Coincidentally, McLean and Stoner (born Rothstein) both grew up in New Rochelle at almost the same time — McLean is 76, Stoner 74 — but never crossed paths until Stoner was hired as a session man on McLean’s first album, Tapestry.

“He was a folk singer and I was a rocker and the folk singers and the rockers were like two tribes that never intermingled,” Stoner said recently. “He would never be playing in the kind of places I would be playing.”

McLean was delivering newspapers for the Standard Star in New Rochelle in the winter of 1959 when he read about the plane crash that claimed the lives of Buddy Holly, Richie Valens and the Big Bopper — the tragedy that frames his song.

The folk troubadour for years declined to explain the lyrics of American Pie, although he once joked that the song “means I don’t ever have to work again if I don’t want to.”

McLean hit the jackpot in 2015 when the manuscript for American Pie was sold at auction for more than $1.2 million. He’s made headlines of a different sort in recent years, attempting to fend off abuse claims by his ex-wife and daughter.

‘An intergenerational game’

A half-century after American Pie hit the airwaves, Stoner mused about the enduring popularity of a song even his grandchildren know.

He rattled off his gigs with some of the encrypted names referenced in American Pie, including Roger McGuinn of the Byrds (“the birds flew off with a fallout shelter'') Bob Dylan (“the jester on the sidelines in a cast”) and Ringo Starr (“the quartet practiced in the park”).

“It’s taken on a life that very few songs have been able to,” he said. “It’s become this kind of cryptic, encoded thing which people are so anxious to decode. It’s sort of an intergenerational game that’s been going on for so long that people just don’t seem to get tired of.”

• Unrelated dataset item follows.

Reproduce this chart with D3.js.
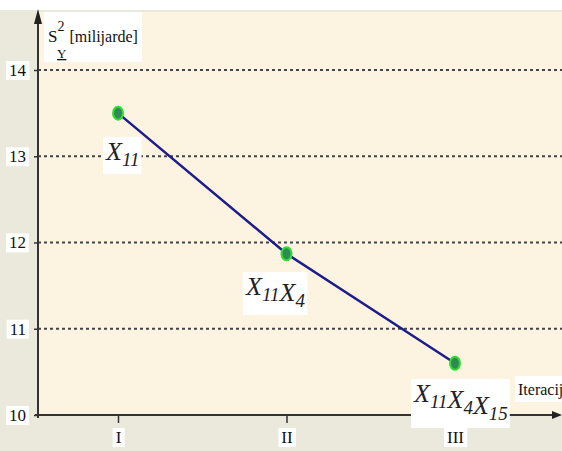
<!DOCTYPE html>
<html>
<head>
<meta charset="utf-8">
<script src="https://cdn.jsdelivr.net/npm/d3@7"></script>
<style>
  html, body { margin: 0; padding: 0; background: #fff; }
  #chart { width: 562px; height: 451px; }
  svg text { font-family: "Liberation Serif", "DejaVu Serif", serif !important; }
</style>
</head>
<body>
<div id="chart"></div>
<script>
const iterations = ["I", "II", "III"];
const variance = [13.5, 11.87, 10.6];
const pointLabels = [["11"], ["11", "4"], ["11", "4", "15"]];
const yTicks = [10, 11, 12, 13, 14];

function draw() {
  const w = 562, h = 451;
  const svg = d3.select("#chart").append("svg")
    .attr("width", w).attr("height", h)
    .style("font-family", "Liberation Serif, serif");

  // backgrounds
  svg.append("rect").attr("x", 0).attr("y", 10).attr("width", w).attr("height", h - 10)
    .attr("fill", "#ebe9dc");
  svg.append("rect").attr("x", 38).attr("y", 12).attr("width", w - 38).attr("height", 403)
    .attr("fill", "#fcf3e1");

  const x = d3.scalePoint().domain(iterations).range([118, 455]);
  const y = d3.scaleLinear().domain([10, 14]).range([415, 70]);

  // grid
  svg.append("g").selectAll("line")
    .data(yTicks.filter(d => d > 10))
    .join("line")
    .attr("x1", 38).attr("x2", w)
    .attr("y1", d => y(d)).attr("y2", d => y(d))
    .attr("stroke", "#444").attr("stroke-width", 2)
    .attr("stroke-dasharray", "3,3");

  // y axis
  const yAxis = svg.append("g").attr("transform", "translate(38,0)")
    .call(d3.axisLeft(y).tickValues(yTicks).tickFormat(d3.format("d"))
      .tickSize(4).tickSizeOuter(0).tickPadding(8));
  yAxis.attr("font-family", null);
  yAxis.select(".domain").remove();
  yAxis.selectAll(".tick line").attr("stroke", "#333").attr("stroke-width", 1.5);
  yAxis.selectAll(".tick text")
    .attr("font-size", 17).attr("fill", "#111")
    .each(function () {
      const bb = this.getBBox();
      d3.select(this.parentNode).insert("rect", "text")
        .attr("x", bb.x - 3).attr("y", bb.y).attr("width", bb.width + 6).attr("height", bb.height)
        .attr("fill", "#fff");
    });

  svg.append("line").attr("x1", 38).attr("x2", 38).attr("y1", 14).attr("y2", 418)
    .attr("stroke", "#333").attr("stroke-width", 2);
  svg.append("path").attr("d", "M38,9 L34,24 L42,24 Z").attr("fill", "#222");

  // x axis
  const xAxis = svg.append("g").attr("transform", "translate(0,415)")
    .call(d3.axisBottom(x).tickSize(8).tickSizeOuter(0).tickPadding(8));
  xAxis.attr("font-family", null);
  xAxis.select(".domain").remove();
  xAxis.selectAll(".tick line").attr("stroke", "#333").attr("stroke-width", 1.5);
  xAxis.selectAll(".tick text")
    .attr("font-size", 17).attr("fill", "#111")
    .each(function () {
      const bb = this.getBBox();
      d3.select(this.parentNode).insert("rect", "text")
        .attr("x", bb.x - 3).attr("y", bb.y).attr("width", bb.width + 6).attr("height", bb.height)
        .attr("fill", "#fff");
    });
  svg.append("line").attr("x1", 35).attr("x2", w - 4).attr("y1", 415).attr("y2", 415)
    .attr("stroke", "#333").attr("stroke-width", 2);
  svg.append("path").attr("d", `M${w},415 L${w - 10},411 L${w - 10},419 Z`).attr("fill", "#222");

  // axis titles
  const yt = svg.append("g");
  yt.append("rect").attr("x", 44).attr("y", 12).attr("width", 98).attr("height", 50).attr("fill", "#fff");
  const ytt = yt.append("text").attr("x", 48).attr("y", 42).attr("font-size", 17).attr("fill", "#111");
  ytt.append("tspan").text("S");
  ytt.append("tspan").attr("dy", -11).attr("dx", 0).attr("font-size", 14).text("2");
  ytt.append("tspan").attr("dy", 11).attr("dx", 5).attr("font-size", 16).text("[milijarde]");
  yt.append("text").attr("x", 57).attr("y", 58).attr("font-size", 13).attr("fill", "#111")
    .attr("text-decoration", "underline").text("Y");

  const xt = svg.append("g");
  xt.append("rect").attr("x", 515).attr("y", 376).attr("width", 47).attr("height", 26).attr("fill", "#fff");
  xt.append("text").attr("x", 518).attr("y", 395).attr("font-size", 16).attr("fill", "#111")
    .text("Iteracij");

  // line
  const pts = iterations.map((d, i) => [x(d), y(variance[i])]);
  svg.append("path").attr("d", d3.line()(pts))
    .attr("fill", "none").attr("stroke", "#1c1c8a").attr("stroke-width", 2.5);

  // points
  svg.append("g").selectAll("ellipse")
    .data(pts).join("ellipse")
    .attr("cx", d => d[0]).attr("cy", d => d[1])
    .attr("rx", 5).attr("ry", 6.5)
    .attr("fill", "#2e8b57").attr("stroke", "#2ee02e").attr("stroke-width", 2);

  // point labels
  const labelPos = [[106, 160], [246, 295], [414, 402]];
  pointLabels.forEach((subs, i) => {
    const g = svg.append("g");
    const t = g.append("text")
      .attr("x", labelPos[i][0]).attr("y", labelPos[i][1])
      .attr("font-size", 26).attr("font-style", "italic").attr("fill", "#222");
    subs.forEach(s => {
      t.append("tspan").text("X");
      t.append("tspan").attr("dy", 6).attr("font-size", 19).text(s);
      t.append("tspan").attr("dy", -6).attr("font-size", 19).text("");
    });
    const bb = t.node().getBBox();
    g.insert("rect", "text")
      .attr("x", bb.x - 2).attr("y", bb.y).attr("width", bb.width + 4).attr("height", bb.height + 4)
      .attr("fill", "#fff");
  });
}

draw();
</script>
</body>
</html>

He continued: “His widowed bride, is he talking about JFK? Bad news on the doorstep, is he talking about JFK or Buddy Holly? There’s a lot of stuff in there and it’s ambiguous and McLean of course has gone out of his way to never answer questions about this because that would spoil the fun for people trying to guess what it is. But it’s all quite clear. It’s not really that deep."